By JONATHAN WEISMAN
WASHINGTON -- President Barack Obama raised the possibility of prosecuting Bush administration lawyers who approved so-called enhanced interrogation techniques on terror suspects.
Mr. Obama, speaking to reporters Tuesday in the Oval Office, also laid out the parameters for a bipartisan commission to examine government tactics used in the wake of the Sept. 11, 2001, terrorist attacks, although he was careful to say he wasn't endorsing such a panel.
Together, the remarks put the president squarely in the center of a growing battle between liberals who want to hold Bush administration officials accountable for what they call torture, and conservatives who say Mr. Obama has damaged national security by revealing interrogation secrets.

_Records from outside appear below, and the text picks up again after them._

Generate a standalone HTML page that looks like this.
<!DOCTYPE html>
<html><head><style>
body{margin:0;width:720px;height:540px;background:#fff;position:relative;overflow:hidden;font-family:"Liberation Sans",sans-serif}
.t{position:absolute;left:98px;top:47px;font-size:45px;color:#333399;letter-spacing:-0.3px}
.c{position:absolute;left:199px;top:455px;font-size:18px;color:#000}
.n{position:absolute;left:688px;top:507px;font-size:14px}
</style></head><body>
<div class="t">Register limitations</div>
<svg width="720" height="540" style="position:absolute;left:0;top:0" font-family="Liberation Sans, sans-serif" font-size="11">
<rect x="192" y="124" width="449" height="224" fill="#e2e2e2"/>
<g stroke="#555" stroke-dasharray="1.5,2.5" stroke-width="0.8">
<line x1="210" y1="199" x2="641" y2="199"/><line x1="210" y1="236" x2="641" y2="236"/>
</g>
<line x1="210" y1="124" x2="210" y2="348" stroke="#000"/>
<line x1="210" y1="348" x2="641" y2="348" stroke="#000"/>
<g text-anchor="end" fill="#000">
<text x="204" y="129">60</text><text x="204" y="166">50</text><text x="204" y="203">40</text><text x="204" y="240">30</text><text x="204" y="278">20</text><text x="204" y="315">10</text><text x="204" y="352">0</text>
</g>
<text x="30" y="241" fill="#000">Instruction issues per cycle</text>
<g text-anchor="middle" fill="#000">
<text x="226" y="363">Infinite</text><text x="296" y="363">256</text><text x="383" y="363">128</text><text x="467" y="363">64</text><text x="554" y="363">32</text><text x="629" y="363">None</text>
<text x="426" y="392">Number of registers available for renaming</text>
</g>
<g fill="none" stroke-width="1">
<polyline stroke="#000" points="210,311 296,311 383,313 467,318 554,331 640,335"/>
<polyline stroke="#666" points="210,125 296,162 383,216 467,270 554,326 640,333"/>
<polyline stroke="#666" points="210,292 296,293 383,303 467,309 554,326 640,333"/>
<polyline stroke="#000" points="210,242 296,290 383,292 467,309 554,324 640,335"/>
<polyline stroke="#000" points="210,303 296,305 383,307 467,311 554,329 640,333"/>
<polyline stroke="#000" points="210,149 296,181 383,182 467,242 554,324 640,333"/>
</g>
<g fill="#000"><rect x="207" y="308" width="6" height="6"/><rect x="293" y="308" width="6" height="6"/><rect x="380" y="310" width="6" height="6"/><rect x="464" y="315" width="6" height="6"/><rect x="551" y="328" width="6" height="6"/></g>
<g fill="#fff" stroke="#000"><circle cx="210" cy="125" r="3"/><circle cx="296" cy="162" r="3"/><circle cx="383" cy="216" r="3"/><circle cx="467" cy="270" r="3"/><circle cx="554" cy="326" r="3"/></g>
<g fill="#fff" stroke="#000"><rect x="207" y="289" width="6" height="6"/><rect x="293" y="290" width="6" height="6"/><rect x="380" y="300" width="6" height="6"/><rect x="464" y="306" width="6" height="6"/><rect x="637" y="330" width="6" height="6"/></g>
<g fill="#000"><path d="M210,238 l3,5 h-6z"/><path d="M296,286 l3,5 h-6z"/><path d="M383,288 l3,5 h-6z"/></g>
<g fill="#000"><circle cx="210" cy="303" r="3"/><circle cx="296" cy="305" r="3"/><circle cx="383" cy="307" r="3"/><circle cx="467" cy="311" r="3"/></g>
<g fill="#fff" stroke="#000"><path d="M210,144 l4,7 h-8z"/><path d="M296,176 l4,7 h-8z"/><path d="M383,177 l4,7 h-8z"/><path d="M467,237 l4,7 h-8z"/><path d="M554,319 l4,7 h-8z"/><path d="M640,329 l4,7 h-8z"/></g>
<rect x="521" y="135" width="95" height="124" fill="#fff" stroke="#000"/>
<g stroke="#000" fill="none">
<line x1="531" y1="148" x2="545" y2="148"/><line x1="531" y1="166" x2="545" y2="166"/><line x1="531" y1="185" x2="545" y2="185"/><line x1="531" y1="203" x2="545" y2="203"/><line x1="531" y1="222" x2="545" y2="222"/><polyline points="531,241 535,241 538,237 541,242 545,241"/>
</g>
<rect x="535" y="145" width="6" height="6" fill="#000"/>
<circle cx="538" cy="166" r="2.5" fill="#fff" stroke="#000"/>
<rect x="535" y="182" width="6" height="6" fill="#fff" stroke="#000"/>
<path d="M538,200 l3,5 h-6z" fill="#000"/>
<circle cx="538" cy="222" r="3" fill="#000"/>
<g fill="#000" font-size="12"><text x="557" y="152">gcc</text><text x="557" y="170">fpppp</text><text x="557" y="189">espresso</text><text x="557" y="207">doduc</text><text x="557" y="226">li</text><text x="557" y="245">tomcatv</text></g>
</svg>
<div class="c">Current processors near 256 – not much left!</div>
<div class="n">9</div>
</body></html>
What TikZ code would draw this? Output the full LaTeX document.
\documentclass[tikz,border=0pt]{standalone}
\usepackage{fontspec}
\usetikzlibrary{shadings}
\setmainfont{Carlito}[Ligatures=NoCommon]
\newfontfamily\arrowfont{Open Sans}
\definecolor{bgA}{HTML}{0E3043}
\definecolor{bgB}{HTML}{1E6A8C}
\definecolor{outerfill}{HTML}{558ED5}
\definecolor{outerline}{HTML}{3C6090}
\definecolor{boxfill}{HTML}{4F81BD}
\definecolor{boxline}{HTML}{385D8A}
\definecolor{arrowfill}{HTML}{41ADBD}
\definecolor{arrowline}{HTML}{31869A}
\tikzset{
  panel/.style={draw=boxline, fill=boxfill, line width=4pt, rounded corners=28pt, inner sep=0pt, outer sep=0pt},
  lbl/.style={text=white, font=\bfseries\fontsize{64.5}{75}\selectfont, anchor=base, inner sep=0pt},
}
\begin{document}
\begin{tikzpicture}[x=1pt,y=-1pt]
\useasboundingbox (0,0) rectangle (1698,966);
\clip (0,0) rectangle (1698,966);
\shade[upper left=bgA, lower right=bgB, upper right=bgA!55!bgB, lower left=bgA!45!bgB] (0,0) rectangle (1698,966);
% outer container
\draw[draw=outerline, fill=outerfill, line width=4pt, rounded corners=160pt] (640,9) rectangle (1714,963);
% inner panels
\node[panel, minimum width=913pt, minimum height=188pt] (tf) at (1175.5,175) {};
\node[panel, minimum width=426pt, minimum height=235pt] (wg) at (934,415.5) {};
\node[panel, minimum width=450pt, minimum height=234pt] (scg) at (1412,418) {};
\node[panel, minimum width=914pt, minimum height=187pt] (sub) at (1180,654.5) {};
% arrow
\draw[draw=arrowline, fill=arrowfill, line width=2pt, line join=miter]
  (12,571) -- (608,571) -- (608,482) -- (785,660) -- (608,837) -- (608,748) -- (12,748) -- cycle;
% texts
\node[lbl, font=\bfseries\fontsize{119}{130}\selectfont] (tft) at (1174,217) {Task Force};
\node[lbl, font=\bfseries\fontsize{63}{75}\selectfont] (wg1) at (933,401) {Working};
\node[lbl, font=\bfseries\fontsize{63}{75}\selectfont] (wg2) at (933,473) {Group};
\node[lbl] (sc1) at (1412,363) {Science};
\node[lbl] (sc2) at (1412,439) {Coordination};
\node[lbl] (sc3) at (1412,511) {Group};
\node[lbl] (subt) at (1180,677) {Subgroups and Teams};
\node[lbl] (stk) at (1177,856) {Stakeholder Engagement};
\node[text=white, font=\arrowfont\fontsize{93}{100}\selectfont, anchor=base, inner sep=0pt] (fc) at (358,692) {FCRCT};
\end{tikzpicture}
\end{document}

The president last week overruled objections from Central Intelligence Agency officials and released documents that described such interrogation tactics as waterboarding, slamming prisoners against walls and confining them in cramped spaces -- sometimes populated with insects -- to induce fear.
Mr. Obama drew a distinction Tuesday between those who carried out the interrogations and those who argued for them, reiterating that he didn't think those who followed legal guidance should be prosecuted. "With respect to those who formulated those legal decisions, I would say that that is going to be more of a decision for the attorney general, within the parameters of various laws, and I don't want to prejudge that," the president said.
The CIA memos, he said, "reflected, in my view, us losing our moral bearings."
The comments were a marked contrast with the tone set by White House Chief of Staff Rahm Emanuel, who said Sunday that the people who formulated the Bush policies wouldn't be subject to prosecution. On ABC's "This Week," Mr. Emanuel said, "It's time for reflection. It's not a time to use our energy and our time in looking back in a sense of anger and retribution."
Even Mr. Obama's director of national intelligence, Dennis Blair, defended the harsh practices. He wrote in a letter to colleagues last week that "high-value information came from interrogations in which those methods were used and provided a deeper understanding of the al Qaeda organization that was attacking this country."
The letter also expressed some sympathy for Bush administration officials operating in the months after the attacks of Sept. 11, 2001.